- [TASK MATERIAL]
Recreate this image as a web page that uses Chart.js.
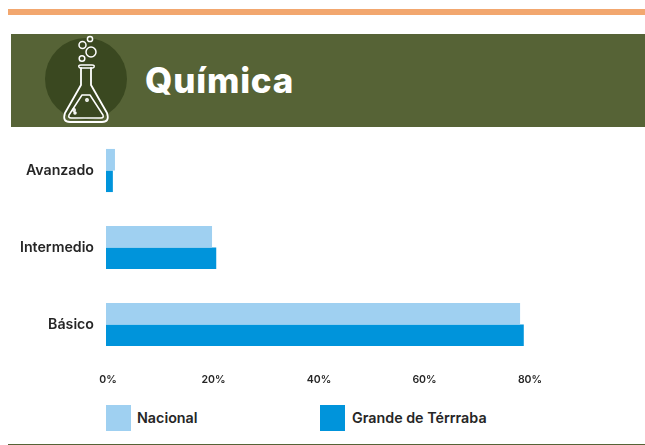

==

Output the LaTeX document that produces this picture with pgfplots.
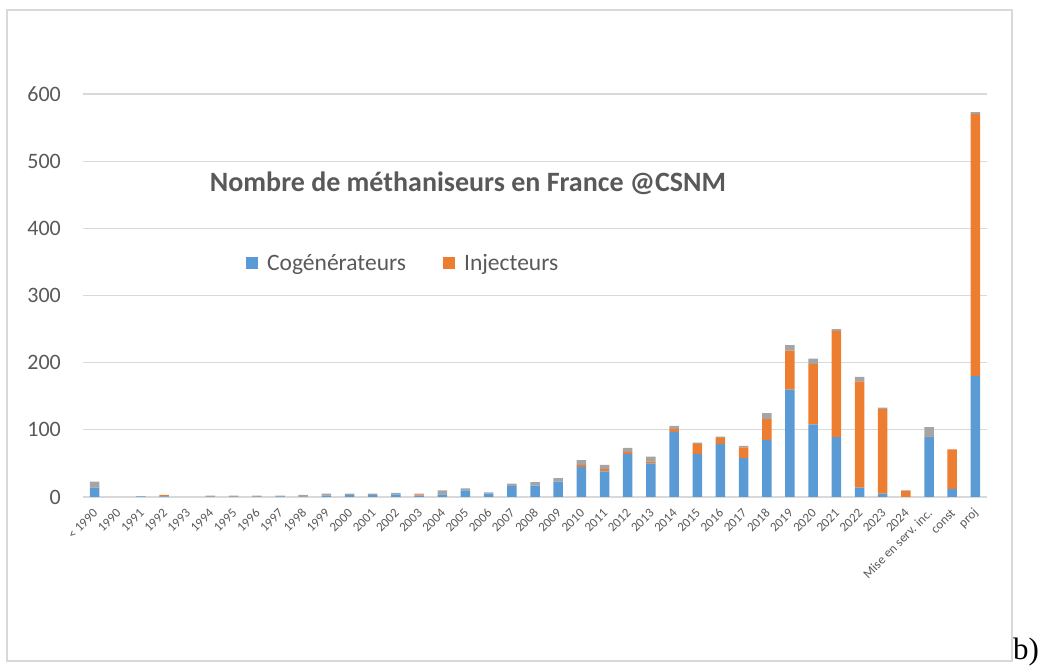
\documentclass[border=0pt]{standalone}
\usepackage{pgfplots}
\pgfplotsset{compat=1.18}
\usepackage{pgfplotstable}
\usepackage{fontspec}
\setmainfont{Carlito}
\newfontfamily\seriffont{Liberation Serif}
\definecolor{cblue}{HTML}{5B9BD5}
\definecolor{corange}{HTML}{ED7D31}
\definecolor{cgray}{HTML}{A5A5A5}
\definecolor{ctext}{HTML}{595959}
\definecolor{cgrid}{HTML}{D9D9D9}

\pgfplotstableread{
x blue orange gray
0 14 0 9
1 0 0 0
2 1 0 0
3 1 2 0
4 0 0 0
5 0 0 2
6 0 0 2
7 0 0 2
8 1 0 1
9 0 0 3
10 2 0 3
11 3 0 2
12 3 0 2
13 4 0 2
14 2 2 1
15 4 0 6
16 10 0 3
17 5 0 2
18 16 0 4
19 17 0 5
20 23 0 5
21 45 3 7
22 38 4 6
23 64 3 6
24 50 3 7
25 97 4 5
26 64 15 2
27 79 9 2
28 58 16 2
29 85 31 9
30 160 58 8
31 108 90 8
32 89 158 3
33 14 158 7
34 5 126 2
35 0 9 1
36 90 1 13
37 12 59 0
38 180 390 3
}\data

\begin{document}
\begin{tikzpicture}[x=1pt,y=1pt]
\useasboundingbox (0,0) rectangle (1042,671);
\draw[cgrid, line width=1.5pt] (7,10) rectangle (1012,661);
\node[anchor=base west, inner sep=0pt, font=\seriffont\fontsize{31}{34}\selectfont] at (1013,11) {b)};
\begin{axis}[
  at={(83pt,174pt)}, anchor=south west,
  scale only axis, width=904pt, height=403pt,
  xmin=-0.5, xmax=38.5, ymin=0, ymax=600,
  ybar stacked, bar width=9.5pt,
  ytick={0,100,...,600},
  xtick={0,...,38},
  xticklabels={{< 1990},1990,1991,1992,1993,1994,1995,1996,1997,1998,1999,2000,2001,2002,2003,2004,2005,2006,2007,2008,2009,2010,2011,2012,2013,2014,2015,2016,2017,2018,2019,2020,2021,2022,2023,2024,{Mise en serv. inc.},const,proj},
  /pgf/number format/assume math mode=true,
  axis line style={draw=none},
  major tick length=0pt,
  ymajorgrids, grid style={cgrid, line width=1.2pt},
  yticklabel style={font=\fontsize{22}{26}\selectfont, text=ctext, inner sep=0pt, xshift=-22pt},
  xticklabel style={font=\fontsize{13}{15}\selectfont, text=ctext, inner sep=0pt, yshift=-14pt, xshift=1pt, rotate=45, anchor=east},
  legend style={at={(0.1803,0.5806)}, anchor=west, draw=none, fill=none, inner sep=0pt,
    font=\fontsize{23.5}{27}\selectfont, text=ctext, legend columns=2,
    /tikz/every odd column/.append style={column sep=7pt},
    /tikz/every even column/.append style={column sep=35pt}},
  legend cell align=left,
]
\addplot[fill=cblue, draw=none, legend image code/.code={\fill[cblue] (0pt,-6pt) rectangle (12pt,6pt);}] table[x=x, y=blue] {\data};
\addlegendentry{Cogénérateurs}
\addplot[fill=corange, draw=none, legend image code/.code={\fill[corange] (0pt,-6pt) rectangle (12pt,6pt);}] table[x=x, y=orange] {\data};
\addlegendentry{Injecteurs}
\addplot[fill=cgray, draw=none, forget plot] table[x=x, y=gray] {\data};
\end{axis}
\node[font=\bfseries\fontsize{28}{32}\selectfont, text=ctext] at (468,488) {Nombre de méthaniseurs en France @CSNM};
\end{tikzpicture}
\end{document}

- [REQUIREMENTS]
Pull out the lines above in which the word "this" appears.

- [SOLUTION]
Recreate this image as a web page that uses Chart.js.
Output the LaTeX document that produces this picture with pgfplots.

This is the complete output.